» THE TASK:
Extract each line of the material that follows exactly and omit its pictures.

======== DATASET SECTION

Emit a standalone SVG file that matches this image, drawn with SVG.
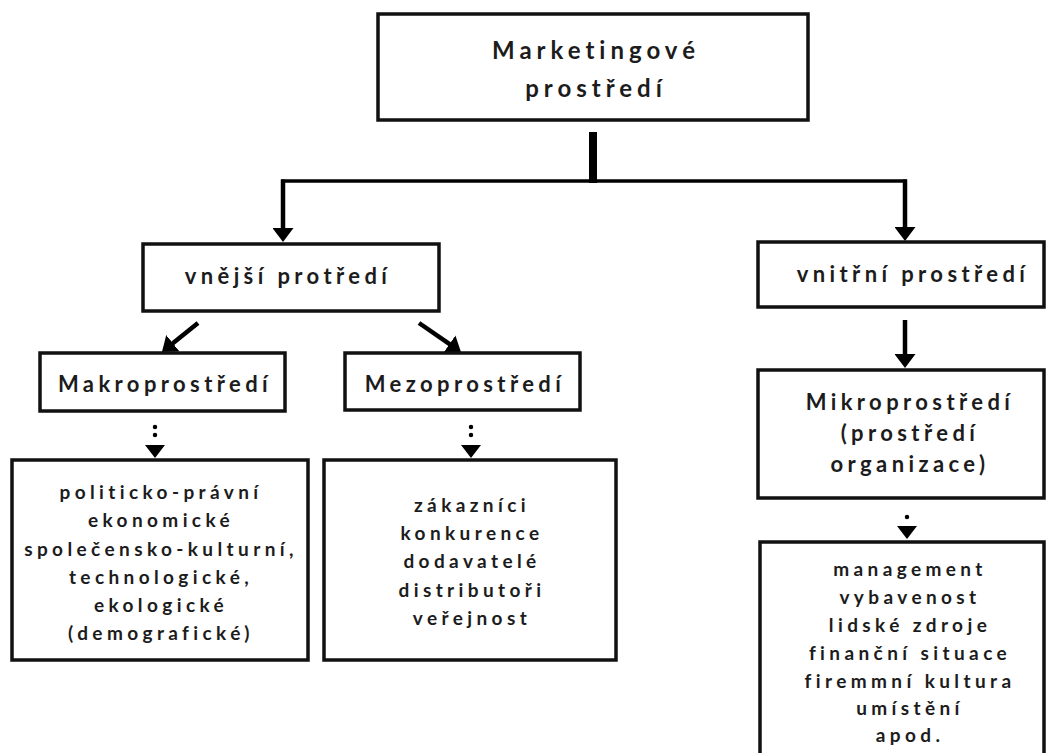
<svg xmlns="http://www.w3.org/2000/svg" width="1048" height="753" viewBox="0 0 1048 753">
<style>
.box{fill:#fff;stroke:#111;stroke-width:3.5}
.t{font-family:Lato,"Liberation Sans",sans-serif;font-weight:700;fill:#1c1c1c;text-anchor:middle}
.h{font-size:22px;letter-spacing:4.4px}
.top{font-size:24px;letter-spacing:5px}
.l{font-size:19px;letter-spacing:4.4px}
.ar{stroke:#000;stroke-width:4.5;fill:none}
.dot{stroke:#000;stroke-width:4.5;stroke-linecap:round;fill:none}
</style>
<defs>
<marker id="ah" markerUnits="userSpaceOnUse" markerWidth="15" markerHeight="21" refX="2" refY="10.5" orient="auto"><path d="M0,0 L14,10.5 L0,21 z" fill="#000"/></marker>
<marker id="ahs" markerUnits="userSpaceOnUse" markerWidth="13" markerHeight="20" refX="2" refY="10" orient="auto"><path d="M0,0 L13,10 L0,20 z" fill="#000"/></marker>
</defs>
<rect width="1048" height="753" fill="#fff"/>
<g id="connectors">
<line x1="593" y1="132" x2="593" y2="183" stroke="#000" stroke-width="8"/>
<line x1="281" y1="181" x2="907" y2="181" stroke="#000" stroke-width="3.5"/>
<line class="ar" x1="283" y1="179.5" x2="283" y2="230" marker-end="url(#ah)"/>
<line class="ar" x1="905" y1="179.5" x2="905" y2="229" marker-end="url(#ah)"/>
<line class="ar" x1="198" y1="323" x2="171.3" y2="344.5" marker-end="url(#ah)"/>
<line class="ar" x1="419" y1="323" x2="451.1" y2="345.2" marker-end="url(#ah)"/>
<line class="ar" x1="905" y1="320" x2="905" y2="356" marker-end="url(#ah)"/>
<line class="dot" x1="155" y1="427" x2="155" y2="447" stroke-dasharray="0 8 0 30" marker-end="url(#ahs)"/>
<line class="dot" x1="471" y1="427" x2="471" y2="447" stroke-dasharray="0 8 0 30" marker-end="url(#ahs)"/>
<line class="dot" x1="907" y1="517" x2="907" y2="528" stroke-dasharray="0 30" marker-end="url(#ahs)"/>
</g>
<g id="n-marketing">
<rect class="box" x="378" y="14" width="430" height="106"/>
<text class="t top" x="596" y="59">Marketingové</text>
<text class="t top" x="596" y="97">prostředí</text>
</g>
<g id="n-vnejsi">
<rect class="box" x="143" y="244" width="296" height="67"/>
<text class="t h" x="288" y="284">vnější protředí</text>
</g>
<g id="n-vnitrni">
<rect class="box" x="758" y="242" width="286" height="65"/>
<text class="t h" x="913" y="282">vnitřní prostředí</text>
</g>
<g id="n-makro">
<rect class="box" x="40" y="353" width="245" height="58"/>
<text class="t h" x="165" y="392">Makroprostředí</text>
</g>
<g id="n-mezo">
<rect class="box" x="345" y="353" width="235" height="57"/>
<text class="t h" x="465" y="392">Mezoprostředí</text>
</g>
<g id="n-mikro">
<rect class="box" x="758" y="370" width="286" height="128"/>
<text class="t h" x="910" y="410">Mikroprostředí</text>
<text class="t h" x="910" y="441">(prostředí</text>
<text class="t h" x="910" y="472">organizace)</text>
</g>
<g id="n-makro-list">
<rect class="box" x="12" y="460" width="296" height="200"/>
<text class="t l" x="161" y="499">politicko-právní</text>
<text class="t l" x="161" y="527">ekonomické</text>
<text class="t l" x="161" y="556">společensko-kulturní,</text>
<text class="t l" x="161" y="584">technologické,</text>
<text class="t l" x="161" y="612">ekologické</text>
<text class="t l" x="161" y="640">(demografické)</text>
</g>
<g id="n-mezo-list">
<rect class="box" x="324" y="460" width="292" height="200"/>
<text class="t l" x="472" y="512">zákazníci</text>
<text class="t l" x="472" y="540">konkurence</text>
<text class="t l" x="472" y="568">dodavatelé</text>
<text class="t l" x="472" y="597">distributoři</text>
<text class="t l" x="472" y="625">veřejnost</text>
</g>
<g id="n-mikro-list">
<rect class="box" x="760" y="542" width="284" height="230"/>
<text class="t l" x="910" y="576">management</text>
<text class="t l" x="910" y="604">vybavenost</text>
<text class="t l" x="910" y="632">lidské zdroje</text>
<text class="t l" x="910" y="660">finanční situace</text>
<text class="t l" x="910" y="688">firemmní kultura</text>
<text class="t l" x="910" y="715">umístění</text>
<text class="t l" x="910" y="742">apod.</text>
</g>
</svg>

================

» RESPONSE TO THIS TASK:
Emit a standalone SVG file that matches this image, drawn with SVG.
<svg xmlns="http://www.w3.org/2000/svg" width="1048" height="753" viewBox="0 0 1048 753">
<style>
.box{fill:#fff;stroke:#111;stroke-width:3.5}
.t{font-family:Lato,"Liberation Sans",sans-serif;font-weight:700;fill:#1c1c1c;text-anchor:middle}
.h{font-size:22px;letter-spacing:4.4px}
.top{font-size:24px;letter-spacing:5px}
.l{font-size:19px;letter-spacing:4.4px}
.ar{stroke:#000;stroke-width:4.5;fill:none}
.dot{stroke:#000;stroke-width:4.5;stroke-linecap:round;fill:none}
</style>
<defs>
<marker id="ah" markerUnits="userSpaceOnUse" markerWidth="15" markerHeight="21" refX="2" refY="10.5" orient="auto"><path d="M0,0 L14,10.5 L0,21 z" fill="#000"/></marker>
<marker id="ahs" markerUnits="userSpaceOnUse" markerWidth="13" markerHeight="20" refX="2" refY="10" orient="auto"><path d="M0,0 L13,10 L0,20 z" fill="#000"/></marker>
</defs>
<rect width="1048" height="753" fill="#fff"/>
<g id="connectors">
<line x1="593" y1="132" x2="593" y2="183" stroke="#000" stroke-width="8"/>
<line x1="281" y1="181" x2="907" y2="181" stroke="#000" stroke-width="3.5"/>
<line class="ar" x1="283" y1="179.5" x2="283" y2="230" marker-end="url(#ah)"/>
<line class="ar" x1="905" y1="179.5" x2="905" y2="229" marker-end="url(#ah)"/>
<line class="ar" x1="198" y1="323" x2="171.3" y2="344.5" marker-end="url(#ah)"/>
<line class="ar" x1="419" y1="323" x2="451.1" y2="345.2" marker-end="url(#ah)"/>
<line class="ar" x1="905" y1="320" x2="905" y2="356" marker-end="url(#ah)"/>
<line class="dot" x1="155" y1="427" x2="155" y2="447" stroke-dasharray="0 8 0 30" marker-end="url(#ahs)"/>
<line class="dot" x1="471" y1="427" x2="471" y2="447" stroke-dasharray="0 8 0 30" marker-end="url(#ahs)"/>
<line class="dot" x1="907" y1="517" x2="907" y2="528" stroke-dasharray="0 30" marker-end="url(#ahs)"/>
</g>
<g id="n-marketing">
<rect class="box" x="378" y="14" width="430" height="106"/>
<text class="t top" x="596" y="59">Marketingové</text>
<text class="t top" x="596" y="97">prostředí</text>
</g>
<g id="n-vnejsi">
<rect class="box" x="143" y="244" width="296" height="67"/>
<text class="t h" x="288" y="284">vnější protředí</text>
</g>
<g id="n-vnitrni">
<rect class="box" x="758" y="242" width="286" height="65"/>
<text class="t h" x="913" y="282">vnitřní prostředí</text>
</g>
<g id="n-makro">
<rect class="box" x="40" y="353" width="245" height="58"/>
<text class="t h" x="165" y="392">Makroprostředí</text>
</g>
<g id="n-mezo">
<rect class="box" x="345" y="353" width="235" height="57"/>
<text class="t h" x="465" y="392">Mezoprostředí</text>
</g>
<g id="n-mikro">
<rect class="box" x="758" y="370" width="286" height="128"/>
<text class="t h" x="910" y="410">Mikroprostředí</text>
<text class="t h" x="910" y="441">(prostředí</text>
<text class="t h" x="910" y="472">organizace)</text>
</g>
<g id="n-makro-list">
<rect class="box" x="12" y="460" width="296" height="200"/>
<text class="t l" x="161" y="499">politicko-právní</text>
<text class="t l" x="161" y="527">ekonomické</text>
<text class="t l" x="161" y="556">společensko-kulturní,</text>
<text class="t l" x="161" y="584">technologické,</text>
<text class="t l" x="161" y="612">ekologické</text>
<text class="t l" x="161" y="640">(demografické)</text>
</g>
<g id="n-mezo-list">
<rect class="box" x="324" y="460" width="292" height="200"/>
<text class="t l" x="472" y="512">zákazníci</text>
<text class="t l" x="472" y="540">konkurence</text>
<text class="t l" x="472" y="568">dodavatelé</text>
<text class="t l" x="472" y="597">distributoři</text>
<text class="t l" x="472" y="625">veřejnost</text>
</g>
<g id="n-mikro-list">
<rect class="box" x="760" y="542" width="284" height="230"/>
<text class="t l" x="910" y="576">management</text>
<text class="t l" x="910" y="604">vybavenost</text>
<text class="t l" x="910" y="632">lidské zdroje</text>
<text class="t l" x="910" y="660">finanční situace</text>
<text class="t l" x="910" y="688">firemmní kultura</text>
<text class="t l" x="910" y="715">umístění</text>
<text class="t l" x="910" y="742">apod.</text>
</g>
</svg>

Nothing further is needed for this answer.